Digital channel shift vs. digital paradigm shift


I had the pleasure of speaking with Bill Hutchison a couple of weeks ago. Bill is a pioneer in smart cities, working in Canada, Russia and Asia to evangelise the concept of the hyper-connected city and the potential for paradigm-shift thinking that hyper-connectivity presents. Bill chaired the Toronto Waterfront development, one of the largest urban regeneration and connected community projects in the world. One thing he said to me which resonated was that the last 20 years of digital innovation and disruption have simply set the foundation for even greater change to come. One of the opportunities of digital disruption is the potential it offers to think about paradigm shifts.

Many clients I have worked with over the years have approached digital as a channel-shift project - "if we could shift 10% of calls from our call centre to our smartphone app we would save x%", "if we could switch x% of loan applications to online we would save y% and acquire z% more clients". There's nothing necessarily wrong with that approach but the history of new technology adoption is littered with examples of people using a new technology to enable an old process or an old way of working. Putting a loan application online is not necessarily going to change the game or protect against a future industry disruptor.

10 years ago Nike has very little idea who purchased their trainers and how they used them. Consumers made anonymous purchases in sports shops and department stores and rarely bothered to fill in a registration card to tell Nike about themselves, let alone how they used their trainers. Nike could have adopted a channel shift mindset and approach to digital, creating an online portal for people to register their purchases and upload information about their training regimes.
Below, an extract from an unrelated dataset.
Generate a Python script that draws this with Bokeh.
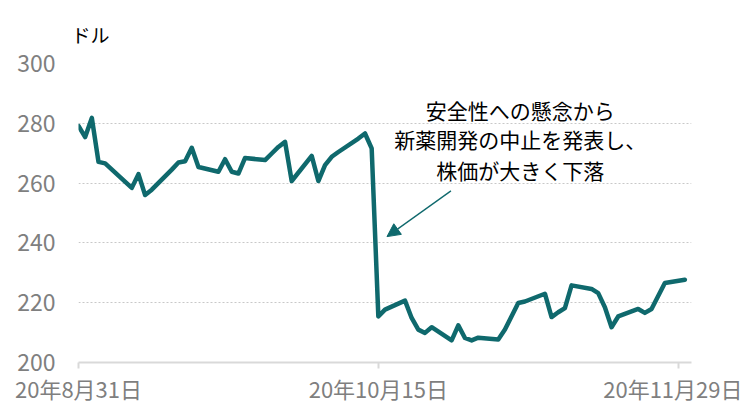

They could have done that but they chose a paradigm shift strategy. By embedding software into trainers via Nike+ and building a gamified community where users set their training goals or participate in virtual / physical games of "tag", Nike has transformed the information and insight that it has about it's consumers. At the point of writing a staggering 2,146,741,969 miles have been run by the community and automatically uploaded to Nike.

GiffGaff could have launched an MVNO with a channel shift strategy. Instead they chose a paradigm shift by creating a peer to peer business model where customer word of mouth drives acquisition and members fix over 90% of service requests for other members in the support forum with an average time to fix a problem of under 3 minutes.

Zopa could have followed a channel shift approach and launched an online only business selling loans, but they chose a paradigm shift model by creating a peer to peer lending forum.

Threadless, Zappos, Kickstarter, eBay, ZipCar, Nabbesh (client), Netflix, Salesforce.com, Amazon, NowTV (client), CDBaby, Spotify, Lastminute.com and many others all could have pursued channel shift strategies in their respective industries... but they didn't.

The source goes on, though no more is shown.